**Dataset section**:
::::::::::

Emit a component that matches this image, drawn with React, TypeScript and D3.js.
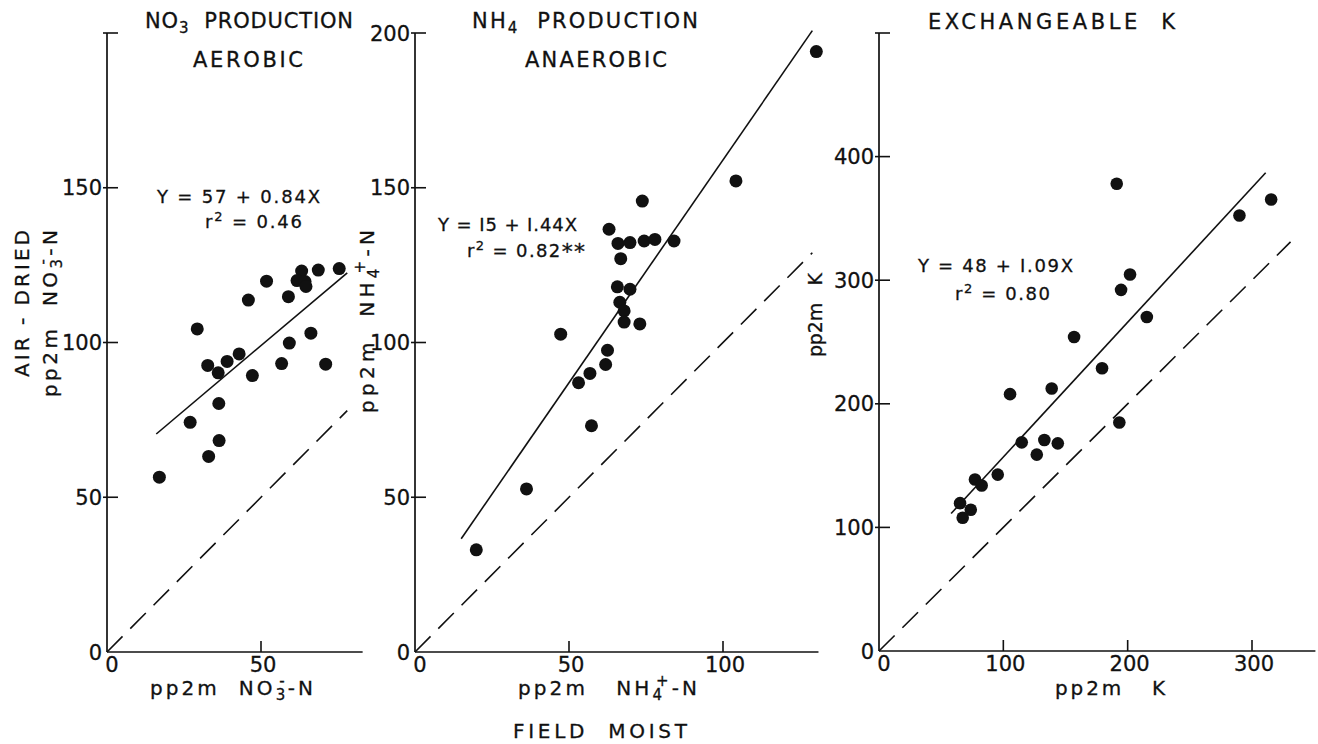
import React from 'react';
import * as d3 from 'd3';

// ---------- DATA ----------
// Panel 1: NO3 production, aerobic (x = field moist, y = air-dried)
const no3X = [17, 27, 29.3, 32.7, 33, 36.1, 36.3, 36.4, 39, 42.9, 47.2, 56.7, 59.2, 66.2, 71, 45.9, 51.8, 58.9, 63.2, 61.7, 64.3, 64.6, 68.6, 75.4];
const no3Y = [56.5, 74.2, 104.4, 92.6, 63.2, 90.2, 80.3, 68.3, 93.9, 96.3, 89.3, 93.2, 99.8, 103, 93, 113.7, 119.8, 114.8, 123.1, 120, 119.7, 118.1, 123.4, 123.9];
// Panel 2: NH4 production, anaerobic
const nh4X = [19.9, 36.2, 47.3, 53.1, 56.8, 57.3, 61.9, 62.5, 63, 65.9, 69.8, 74.4, 77.9, 84.1, 66.8, 65.7, 69.8, 66.5, 67.9, 67.9, 73, 73.8, 104.2, 130.3];
const nh4Y = [33, 52.7, 102.7, 87, 90, 73.1, 92.9, 97.5, 136.6, 132, 132.3, 132.8, 133.3, 132.8, 127.1, 118, 117.2, 113, 110.2, 106.6, 106, 145.7, 152.2, 194];
// Panel 3: exchangeable K
const kX = [65.2, 67.3, 73.8, 77.2, 82.6, 95.5, 105.4, 114.8, 126.9, 133, 138.9, 143.8, 156.9, 179.4, 191.2, 193.3, 194.7, 201.9, 215.4, 289.9, 315.4];
const kY = [119.6, 107.8, 114.3, 138.7, 133.9, 142.7, 207.8, 168.8, 158.9, 170.7, 212.4, 168, 254, 228.8, 378, 184.9, 292.2, 304.6, 270.2, 352.4, 365.3];

// regression intercepts / slopes and fitted x-extent
const fitA = [57, 15, 48];
const fitB = [0.84, 1.44, 1.09];
const fitFrom = [16, 15, 58];
const fitTo = [78, 129, 311];
// 1:1 line extent
const oneToOneTo = [78, 129, 331];

// axis extents and ticks
const xAxisMax = [83, 131, 351];
const yAxisMax = [200, 200, 500];
const xTicks1 = [50];
const xTicks2 = [50, 100];
const xTicks3 = [100, 200, 300];
const yTicks1 = [50, 100, 150, 200];
const yTicks2 = [50, 100, 150, 200];
const yTicks3 = [100, 200, 300, 400, 500];
const yLabels1 = [0, 50, 100, 150];
const yLabels2 = [0, 50, 100, 150, 200];
const yLabels3 = [0, 100, 200, 300, 400];
const xLabels1 = [0, 50];
const xLabels2 = [0, 50, 100];
const xLabels3 = [0, 100, 200, 300];

const FONT = "'DejaVu Sans', 'Liberation Sans', sans-serif";
const INK = '#111';
const S = '\u00A0';

type PanelProps = {
  xs: number[];
  ys: number[];
  x: d3.ScaleLinear<number, number>;
  y: d3.ScaleLinear<number, number>;
  i: number;
  xTicks: number[];
  yTicks: number[];
  xLabels: number[];
  yLabels: number[];
  r: number;
};

function Panel({ xs, ys, x, y, i, xTicks, yTicks, xLabels, yLabels, r }: PanelProps) {
  const x0 = x(0);
  const y0 = y(0);
  const line = d3.line<number>().x((d) => x(d)).y((d) => y(fitA[i] + fitB[i] * d));
  const idLine = d3.line<number>().x((d) => x(d)).y((d) => y(d));
  return (
    <g>
      <line x1={x0} y1={y0} x2={x0} y2={y(yAxisMax[i])} stroke={INK} strokeWidth={1.7} />
      <line x1={x0} y1={y0} x2={x(xAxisMax[i])} y2={y0} stroke={INK} strokeWidth={1.7} />
      {yTicks.map((t) => (
        <line key={'yt' + t} x1={x0 - 4} x2={x0 + 11} y1={y(t)} y2={y(t)} stroke={INK} strokeWidth={1.6} />
      ))}
      {xTicks.map((t) => (
        <line key={'xt' + t} x1={x(t)} x2={x(t)} y1={y0} y2={y0 - 11} stroke={INK} strokeWidth={1.6} />
      ))}
      {yLabels.map((t) => (
        <text key={'yl' + t} x={x0 - 5} y={y(t)} dy="0.36em" textAnchor="end" fontSize={21} fontFamily={FONT} fill={INK} stroke={INK} strokeWidth={0.3}>
          {t}
        </text>
      ))}
      {xLabels.map((t) => (
        <text key={'xl' + t} x={t === 0 ? x(t) + 5 : x(t) + 2} y={y0 + 20} textAnchor="middle" fontSize={21} fontFamily={FONT} fill={INK} stroke={INK} strokeWidth={0.3}>
          {t}
        </text>
      ))}
      <path d={idLine([0, oneToOneTo[i]]) || ''} stroke={INK} strokeWidth={1.6} strokeDasharray="22,11" fill="none" />
      <path d={line([fitFrom[i], fitTo[i]]) || ''} stroke={INK} strokeWidth={1.6} fill="none" />
      {xs.map((v, k) => (
        <circle key={k} cx={x(v)} cy={y(ys[k])} r={r} fill={INK} />
      ))}
    </g>
  );
}

export default function App() {
  const x1 = d3.scaleLinear().domain([0, 50]).range([107, 261]);
  const y1 = d3.scaleLinear().domain([0, 200]).range([652, 33]);
  const x2 = d3.scaleLinear().domain([0, 100]).range([415, 723]);
  const y2 = d3.scaleLinear().domain([0, 200]).range([652, 33]);
  const x3 = d3.scaleLinear().domain([0, 300]).range([879, 1252]);
  const y3 = d3.scaleLinear().domain([0, 500]).range([651, 33]);

  const T = { fontFamily: FONT, fill: INK, stroke: INK, strokeWidth: 0.3, lengthAdjust: 'spacing' } as const;

  return (
    <svg width={1318} height={744} style={{ position: 'absolute', left: 0, top: 0, background: '#fff' }}>
      <rect width={1318} height={744} fill="#fff" />
      <Panel xs={no3X} ys={no3Y} x={x1} y={y1} i={0} xTicks={xTicks1} yTicks={yTicks1} xLabels={xLabels1} yLabels={yLabels1} r={6.5} />
      <Panel xs={nh4X} ys={nh4Y} x={x2} y={y2} i={1} xTicks={xTicks2} yTicks={yTicks2} xLabels={xLabels2} yLabels={yLabels2} r={6.5} />
      <Panel xs={kX} ys={kY} x={x3} y={y3} i={2} xTicks={xTicks3} yTicks={yTicks3} xLabels={xLabels3} yLabels={yLabels3} r={6.3} />

      {/* Titles */}
      <text x={145} y={28} fontSize={21} {...T} textLength={208}>
        NO<tspan dy={5} fontSize={15}>3</tspan><tspan dy={-5}>{S + S + 'PRODUCTION'}</tspan>
      </text>
      <text x={193} y={67} fontSize={21} {...T} textLength={110}>AEROBIC</text>
      <text x={472} y={28} fontSize={21} {...T} textLength={226}>
        NH<tspan dy={5} fontSize={15}>4</tspan><tspan dy={-5}>{S + S + 'PRODUCTION'}</tspan>
      </text>
      <text x={525} y={67} fontSize={21} {...T} textLength={142}>ANAEROBIC</text>
      <text x={928} y={29} fontSize={21} {...T} textLength={247}>{'EXCHANGEABLE' + S + S + 'K'}</text>

      {/* Equations */}
      <text x={157} y={203} fontSize={18} {...T} textLength={163}>{'Y' + S + '=' + S + '57' + S + '+' + S + '0.84X'}</text>
      <text x={205} y={228} fontSize={18} {...T} textLength={97}>
        r<tspan dy={-7} fontSize={13}>2</tspan><tspan dy={7}>{S + '=' + S + '0.46'}</tspan>
      </text>
      <text x={438} y={231} fontSize={18} {...T} textLength={139}>{'Y' + S + '=' + S + 'I5' + S + '+' + S + 'I.44X'}</text>
      <text x={467} y={257} fontSize={18} {...T} textLength={118}>
        r<tspan dy={-7} fontSize={13}>2</tspan><tspan dy={7}>{S + '=' + S + '0.82'}</tspan><tspan fontSize={22} dy={2}>**</tspan>
      </text>
      <text x={918} y={272} fontSize={18} {...T} textLength={155}>{'Y' + S + '=' + S + '48' + S + '+' + S + 'I.09X'}</text>
      <text x={955} y={300} fontSize={18} {...T} textLength={95}>
        r<tspan dy={-7} fontSize={13}>2</tspan><tspan dy={7}>{S + '=' + S + '0.80'}</tspan>
      </text>

      {/* Y axis labels */}
      <text transform="translate(29,377) rotate(-90)" fontSize={20} {...T} textLength={147}>{'AIR' + S + '-' + S + 'DRIED'}</text>
      <text transform="translate(57,397) rotate(-90)" fontSize={20} {...T} textLength={167}>
        {'pp2m' + S + S + 'NO'}<tspan dy={5} fontSize={15}>3</tspan><tspan dx={-9} dy={-14} fontSize={15}>-</tspan><tspan dy={9}>-N</tspan>
      </text>
      <text transform="translate(374,413) rotate(-90)" fontSize={20} {...T} textLength={183}>
        {'pp2m' + S + S + 'NH'}<tspan dy={5} fontSize={15}>4</tspan><tspan dx={-9} dy={-14} fontSize={15}>+</tspan><tspan dy={9}>-N</tspan>
      </text>
      <text transform="translate(822,357) rotate(-90)" fontSize={19} {...T} textLength={84}>{'pp2m' + S + S + S + 'K'}</text>

      {/* X axis labels */}
      <text x={150} y={695} fontSize={20} {...T} textLength={163}>
        {'pp2m' + S + S + 'NO'}<tspan dy={5} fontSize={15}>3</tspan><tspan dx={-9} dy={-14} fontSize={15}>-</tspan><tspan dy={9}>-N</tspan>
      </text>
      <text x={518} y={695} fontSize={20} {...T} textLength={179}>
        {'pp2m' + S + S + S + 'NH'}<tspan dy={5} fontSize={15}>4</tspan><tspan dx={-9} dy={-14} fontSize={15}>+</tspan><tspan dy={9}>-N</tspan>
      </text>
      <text x={513} y={738} fontSize={20} {...T} textLength={174}>{'FIELD' + S + S + 'MOIST'}</text>
      <text x={1055} y={695} fontSize={20} {...T} textLength={110}>{'pp2m' + S + S + S + 'K'}</text>
    </svg>
  );
}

::::::::::

Go from the first line of the data above to the line containing "import * as d3 from 'd3';" and retype exactly those lines, both included, but none of the pictures.

Emit a component that matches this image, drawn with React, TypeScript and D3.js.
import React from 'react';
import * as d3 from 'd3';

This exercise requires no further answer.